**Task statement**:
Take the lines from the beginning of the material through the line containing "ctx.fillText(chartTitle, 183, 24);" and retype them exactly, leaving the pictures out.

╭─ Input for this task

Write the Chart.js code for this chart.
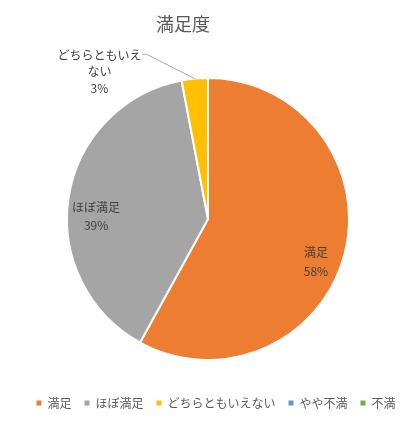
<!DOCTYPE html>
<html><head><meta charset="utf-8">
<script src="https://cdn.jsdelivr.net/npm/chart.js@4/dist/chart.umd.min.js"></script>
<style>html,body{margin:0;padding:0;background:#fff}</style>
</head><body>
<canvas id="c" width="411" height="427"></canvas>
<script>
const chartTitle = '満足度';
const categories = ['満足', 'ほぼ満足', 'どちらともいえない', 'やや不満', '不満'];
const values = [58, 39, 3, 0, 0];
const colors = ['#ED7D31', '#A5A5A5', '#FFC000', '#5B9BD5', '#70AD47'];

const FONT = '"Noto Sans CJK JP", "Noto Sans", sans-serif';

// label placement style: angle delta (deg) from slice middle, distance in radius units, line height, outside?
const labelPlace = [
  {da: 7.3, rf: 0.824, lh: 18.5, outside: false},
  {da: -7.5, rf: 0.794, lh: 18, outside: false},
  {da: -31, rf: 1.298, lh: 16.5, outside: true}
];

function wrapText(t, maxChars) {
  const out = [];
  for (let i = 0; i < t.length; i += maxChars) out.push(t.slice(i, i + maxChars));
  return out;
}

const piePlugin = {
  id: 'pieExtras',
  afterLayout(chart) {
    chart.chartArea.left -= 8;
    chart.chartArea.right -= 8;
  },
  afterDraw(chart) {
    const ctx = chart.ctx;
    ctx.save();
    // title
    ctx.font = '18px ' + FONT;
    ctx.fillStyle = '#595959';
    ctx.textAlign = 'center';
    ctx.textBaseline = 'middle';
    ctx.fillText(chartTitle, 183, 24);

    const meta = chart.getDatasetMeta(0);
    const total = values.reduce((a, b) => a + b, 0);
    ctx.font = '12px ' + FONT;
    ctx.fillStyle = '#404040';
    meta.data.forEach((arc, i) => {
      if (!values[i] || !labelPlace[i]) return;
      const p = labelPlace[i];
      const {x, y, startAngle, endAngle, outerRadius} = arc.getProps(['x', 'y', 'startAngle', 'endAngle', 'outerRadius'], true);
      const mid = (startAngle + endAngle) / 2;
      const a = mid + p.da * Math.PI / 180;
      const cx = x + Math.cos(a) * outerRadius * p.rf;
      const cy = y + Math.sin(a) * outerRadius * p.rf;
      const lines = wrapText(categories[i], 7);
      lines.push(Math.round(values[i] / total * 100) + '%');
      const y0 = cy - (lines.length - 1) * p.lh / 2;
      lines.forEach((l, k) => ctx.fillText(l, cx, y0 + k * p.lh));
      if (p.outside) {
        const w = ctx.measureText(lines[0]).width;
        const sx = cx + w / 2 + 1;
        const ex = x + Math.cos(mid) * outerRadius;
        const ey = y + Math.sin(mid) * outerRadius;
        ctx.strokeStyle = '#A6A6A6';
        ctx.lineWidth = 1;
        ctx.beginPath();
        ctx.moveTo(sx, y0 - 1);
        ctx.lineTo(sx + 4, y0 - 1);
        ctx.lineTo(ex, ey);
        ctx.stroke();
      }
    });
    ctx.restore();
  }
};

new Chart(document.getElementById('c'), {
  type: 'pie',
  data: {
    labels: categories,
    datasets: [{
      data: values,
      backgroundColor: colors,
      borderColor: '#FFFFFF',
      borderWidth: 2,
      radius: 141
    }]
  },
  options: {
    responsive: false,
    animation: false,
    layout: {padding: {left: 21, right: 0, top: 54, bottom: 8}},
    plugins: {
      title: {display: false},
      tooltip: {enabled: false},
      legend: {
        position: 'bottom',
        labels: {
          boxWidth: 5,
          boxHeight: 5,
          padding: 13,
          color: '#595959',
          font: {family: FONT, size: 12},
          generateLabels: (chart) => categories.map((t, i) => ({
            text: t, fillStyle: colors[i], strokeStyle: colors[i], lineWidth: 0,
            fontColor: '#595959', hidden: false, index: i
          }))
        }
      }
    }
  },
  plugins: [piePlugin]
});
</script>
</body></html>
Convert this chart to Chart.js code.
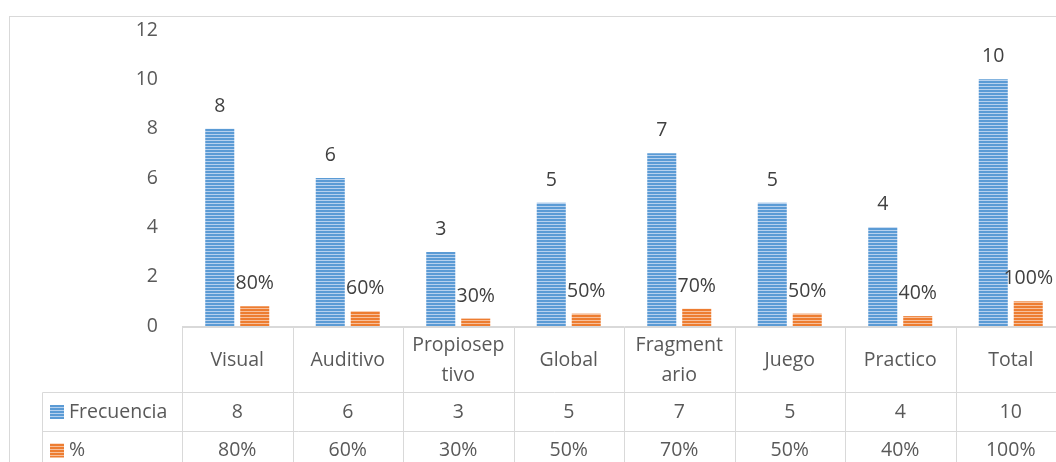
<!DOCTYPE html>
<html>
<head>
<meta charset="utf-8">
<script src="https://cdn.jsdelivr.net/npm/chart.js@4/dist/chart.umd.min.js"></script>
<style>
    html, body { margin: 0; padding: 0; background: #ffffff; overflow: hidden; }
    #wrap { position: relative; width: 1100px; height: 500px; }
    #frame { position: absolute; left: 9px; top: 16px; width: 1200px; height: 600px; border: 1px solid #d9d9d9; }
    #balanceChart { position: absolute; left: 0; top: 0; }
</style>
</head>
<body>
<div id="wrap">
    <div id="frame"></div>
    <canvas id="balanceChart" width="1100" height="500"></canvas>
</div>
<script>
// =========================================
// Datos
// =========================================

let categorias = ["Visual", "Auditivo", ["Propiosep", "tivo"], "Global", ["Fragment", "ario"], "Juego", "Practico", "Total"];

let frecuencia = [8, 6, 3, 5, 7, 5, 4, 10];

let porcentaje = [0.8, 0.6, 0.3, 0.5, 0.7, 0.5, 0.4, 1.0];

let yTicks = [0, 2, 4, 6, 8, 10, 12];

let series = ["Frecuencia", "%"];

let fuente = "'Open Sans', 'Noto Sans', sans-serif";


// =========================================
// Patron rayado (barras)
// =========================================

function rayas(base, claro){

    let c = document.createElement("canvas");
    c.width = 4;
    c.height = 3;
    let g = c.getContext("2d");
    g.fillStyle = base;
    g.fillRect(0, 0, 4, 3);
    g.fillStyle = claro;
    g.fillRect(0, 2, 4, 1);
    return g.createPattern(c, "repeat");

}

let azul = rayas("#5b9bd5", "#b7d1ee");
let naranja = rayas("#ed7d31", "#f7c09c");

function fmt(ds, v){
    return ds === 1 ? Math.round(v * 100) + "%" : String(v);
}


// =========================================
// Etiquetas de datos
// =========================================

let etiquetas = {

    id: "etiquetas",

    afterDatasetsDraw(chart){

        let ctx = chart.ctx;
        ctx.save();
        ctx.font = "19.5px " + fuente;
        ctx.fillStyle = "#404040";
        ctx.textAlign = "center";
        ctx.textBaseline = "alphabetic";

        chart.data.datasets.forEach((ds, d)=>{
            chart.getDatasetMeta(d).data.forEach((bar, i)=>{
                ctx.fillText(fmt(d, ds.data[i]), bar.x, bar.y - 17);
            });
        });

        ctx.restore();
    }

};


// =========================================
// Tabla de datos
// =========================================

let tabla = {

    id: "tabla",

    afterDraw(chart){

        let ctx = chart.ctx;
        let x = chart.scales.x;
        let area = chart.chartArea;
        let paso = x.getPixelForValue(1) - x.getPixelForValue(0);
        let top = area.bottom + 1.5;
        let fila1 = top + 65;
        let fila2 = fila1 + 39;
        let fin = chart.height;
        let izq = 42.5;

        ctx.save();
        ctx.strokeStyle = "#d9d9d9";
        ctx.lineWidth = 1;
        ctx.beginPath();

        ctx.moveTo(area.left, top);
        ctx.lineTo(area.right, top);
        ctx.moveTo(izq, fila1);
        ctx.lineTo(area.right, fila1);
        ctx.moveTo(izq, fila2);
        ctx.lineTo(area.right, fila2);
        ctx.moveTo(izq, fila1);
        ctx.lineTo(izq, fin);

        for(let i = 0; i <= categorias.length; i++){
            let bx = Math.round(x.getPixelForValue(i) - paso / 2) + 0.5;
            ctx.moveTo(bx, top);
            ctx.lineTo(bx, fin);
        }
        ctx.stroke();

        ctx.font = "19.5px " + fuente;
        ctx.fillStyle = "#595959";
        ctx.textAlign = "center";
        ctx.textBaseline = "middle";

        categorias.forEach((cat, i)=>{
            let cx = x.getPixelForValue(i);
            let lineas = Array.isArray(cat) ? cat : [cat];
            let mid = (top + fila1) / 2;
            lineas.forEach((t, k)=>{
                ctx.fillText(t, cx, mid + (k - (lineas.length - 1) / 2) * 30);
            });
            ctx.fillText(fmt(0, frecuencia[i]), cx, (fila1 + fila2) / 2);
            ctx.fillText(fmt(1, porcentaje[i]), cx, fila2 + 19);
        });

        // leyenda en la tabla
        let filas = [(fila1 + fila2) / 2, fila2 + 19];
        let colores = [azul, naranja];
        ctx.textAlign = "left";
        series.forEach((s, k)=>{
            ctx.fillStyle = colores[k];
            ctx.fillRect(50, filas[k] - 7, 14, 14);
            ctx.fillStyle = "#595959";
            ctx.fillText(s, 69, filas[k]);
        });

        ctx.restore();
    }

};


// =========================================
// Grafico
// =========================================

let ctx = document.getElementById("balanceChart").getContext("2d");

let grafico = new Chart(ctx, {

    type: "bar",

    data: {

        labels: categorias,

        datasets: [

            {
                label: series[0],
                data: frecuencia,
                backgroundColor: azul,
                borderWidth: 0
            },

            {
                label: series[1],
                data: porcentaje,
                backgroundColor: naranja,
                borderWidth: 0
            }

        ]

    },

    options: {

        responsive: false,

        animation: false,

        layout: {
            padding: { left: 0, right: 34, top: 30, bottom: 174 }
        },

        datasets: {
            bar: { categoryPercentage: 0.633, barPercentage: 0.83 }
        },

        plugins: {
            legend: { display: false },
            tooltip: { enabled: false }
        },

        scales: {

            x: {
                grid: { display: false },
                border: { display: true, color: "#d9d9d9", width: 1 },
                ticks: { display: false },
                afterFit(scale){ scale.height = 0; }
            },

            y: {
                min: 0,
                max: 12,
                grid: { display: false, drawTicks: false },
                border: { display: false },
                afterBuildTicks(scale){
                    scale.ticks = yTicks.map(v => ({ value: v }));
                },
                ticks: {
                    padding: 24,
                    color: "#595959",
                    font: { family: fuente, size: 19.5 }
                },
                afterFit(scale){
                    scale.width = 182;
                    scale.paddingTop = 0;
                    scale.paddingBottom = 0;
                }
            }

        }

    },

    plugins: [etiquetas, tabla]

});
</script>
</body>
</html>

╰─

**Written answer**:
Write the Chart.js code for this chart.
<!DOCTYPE html>
<html><head><meta charset="utf-8">
<script src="https://cdn.jsdelivr.net/npm/chart.js@4/dist/chart.umd.min.js"></script>
<style>html,body{margin:0;padding:0;background:#fff}</style>
</head><body>
<canvas id="c" width="411" height="427"></canvas>
<script>
const chartTitle = '満足度';
const categories = ['満足', 'ほぼ満足', 'どちらともいえない', 'やや不満', '不満'];
const values = [58, 39, 3, 0, 0];
const colors = ['#ED7D31', '#A5A5A5', '#FFC000', '#5B9BD5', '#70AD47'];

const FONT = '"Noto Sans CJK JP", "Noto Sans", sans-serif';

// label placement style: angle delta (deg) from slice middle, distance in radius units, line height, outside?
const labelPlace = [
  {da: 7.3, rf: 0.824, lh: 18.5, outside: false},
  {da: -7.5, rf: 0.794, lh: 18, outside: false},
  {da: -31, rf: 1.298, lh: 16.5, outside: true}
];

function wrapText(t, maxChars) {
  const out = [];
  for (let i = 0; i < t.length; i += maxChars) out.push(t.slice(i, i + maxChars));
  return out;
}

const piePlugin = {
  id: 'pieExtras',
  afterLayout(chart) {
    chart.chartArea.left -= 8;
    chart.chartArea.right -= 8;
  },
  afterDraw(chart) {
    const ctx = chart.ctx;
    ctx.save();
    // title
    ctx.font = '18px ' + FONT;
    ctx.fillStyle = '#595959';
    ctx.textAlign = 'center';
    ctx.textBaseline = 'middle';
    ctx.fillText(chartTitle, 183, 24);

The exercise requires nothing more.